Birth Registration as Bordering Practice: Theorizing States’ Production of Statelessness among Migrants’ Descendants

Allison J. Petrozziello

Around the world migrants’ descendants face a heightened risk of statelessness—and not only in contexts of forced migration. As states securitize both identity and migration management systems, how might the introduction of ‘bordering practices’ prevent racialized people on the move from proving their identity and claiming citizenship—in any country—for their progeny?

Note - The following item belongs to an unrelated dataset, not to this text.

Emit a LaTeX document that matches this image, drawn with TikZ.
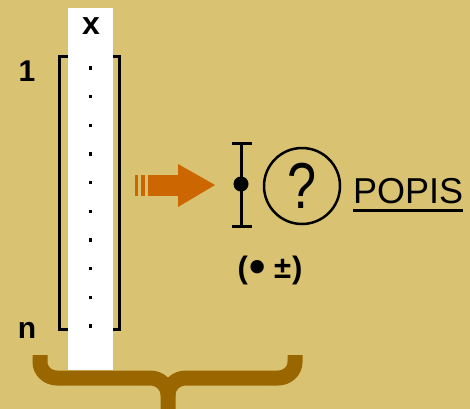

This paper advances an intersectional feminist and multiscalar border theory of how states produce statelessness among migrants’ descendants by restricting access to birth certificates and proof of citizenship. It engages in mid-range theory building based on content analysis of the author’s global inventory of UN treaty body recommendations on birth registration issued to 58 countries across the five major world regions. The evidence demonstrates that far from being upheld as a fundamental human right, birth registration can function as a bordering practice for children born to those whom a given state is unwilling to recognize. A typology of bordering practices is proposed, comprised of corporeal, social, spatial, and temporal types. This enables researchers to analytically distinguish the types of practices which produce intergenerational statelessness in diverse contexts of human mobility. The framework makes a novel and interdisciplinary contribution to international studies of migration, human rights, citizenship, statelessness, and gender.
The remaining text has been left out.